Palestine : Nos jours heureux
Excursion pour les femmes du village de Tayibeh, en Palestine de 48. Au programme : randonnée, histoire, politique et botanique à travers la visite des villages détruits et confisques de Galilée.
« Gloire à Dieu, Celui Qui a mis cette monture à notre disposition, alors que nous n’eussions pu la dominer. Et c’est à Dieu que nous retournerons. » Les femmes achèvent la récitation de leurs prières avant que le bus ne prenne la route vers la Galilée. Organisée par el Tajamo (le Rassemblement), parti politique arabe d’Israël, l’excursion se veut citoyenne et militante.
Excitées, bruyantes et impatientes, les femmes âgées de 12 à 70 ans s’agitent dans le bus, les unes chantant, les autres racontant des anecdotes ou discutant des repas qu’elles ont concoctés pour le déjeuner. Les plus calmes d’entre elle lisent le journal ou s’offrent une sieste matinale. Au fond, les plus jeunes, munies de leurs téléphones portables, écoutent les tubes de l’été et leurs éclats de rire rythmeront le voyage. Les femmes ont tout prévu pour l’occasion : si ce n’est pas des bottes qu’elles ont aux pieds, ce sont des Crocks qui les aideront à surmonter la marche qui les attend.
Revivre la destruction
« Beaucoup ne savent pas qu’il existe des villages disparus, explique Bassam, organisateur de l’excursion, c’est pour cela que nous avons choisi cette sortie. » Tout au long de la journée, les femmes bénéficieront d’explications historiques d’un guide sur les villages détruits et confisquées. Des villages qu’on ne peut plus admirer. Des villages détruits transformés en cité dortoir israélienne ou en kiboutz. Des villages qui n’existent que dans la mémoire des réfugiés ou dans l’imaginaire des passionnés d’Histoire.
Pourtant, ces villages reprennent vie alors même que le guide prononce leurs noms originaux. « On ne trouve plus les noms arabes des villages sur les cartes.

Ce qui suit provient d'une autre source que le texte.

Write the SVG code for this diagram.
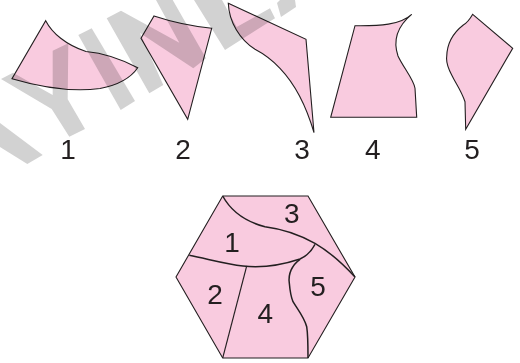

Il n’y a que des noms modifiés ou en hébreu. C’est un crime culturel », avance le guide, en replaçant sa casquette blanche. « Officiellement, on compte plus de 530 villages détruits en Palestine de 48, mais ils sont en réalité au nombre de 1800. », explique-t-il. L’espace d’un instant, le temps d’une histoire, les kiboutz n’existent plus et les palmiers refont surface au centre des villages disparus.
Mais le récit des opérations de nettoyage ramène les femmes à la triste réalité. L’occupation est de nouveau sous leurs yeux. La dépossession refait son apparition et devant les paysages verts ne restent que les écriteaux en hébreu.
Culture et plaisirs
Plus qu’une sortie culturelle et patriotique, l’excursion s’apparente à un bol d’air frais pour ces femmes. Dans le bus, le voyage prend des airs de classe verte avec les bonnes élèves qui participent et répondent à chaque question.
Peu à peu, l’odeur du thon, du fromage ou de la sauce tomate s’échappe des sandwichs pour atteindre les narines des voyageuses. L’appel du ventre est alors plus fort que les explications du guide, qui le comprend aussitôt : « Mesdames, nous allons déjeuner à Nabi Yousha devenue Nabi Yesha. Depuis sa destruction, le village a été transformé en une forêt nationale. », annonce-t-il.
Le ventre plein, les femmes récupère leur concentration. Le village de Nabi Yesha retrouve alors son histoire, devant les oreilles attentives des femmes. L’attention est tout de même à son maximum dès lors que le guide mentionne les raisins et les tomates qui ont fait la réputation de ce lieu.
Le long d’un fleuve, le guide propose une pause détente. Le moment pour certaines de faire leurs prières et pour d’autres de tremper leurs pieds dans l’eau. « Si je saute, tu sautes », lâche Yasmine à sa nièce, avant d’éclabousser ses voisines en criant : « L‘eau de la Palestine, il n’y a pas mieux que l’eau de la Palestine ! ». Le guide saisit alors l’occasion pour donner une leçon de géopolitique de l’eau en concluant par un proverbe palestinien : « Ce qui est peu cher est toujours présent mais ce qui est cher est rare. »
Les femmes rentreront ravies, leurs glacières et leurs sacs à dos vides, mais leurs bras remplis de raisins ramassés sur leurs chemins. « Et bien quoi ? C’est de la terre palestinienne ! », se justifient-t-elles.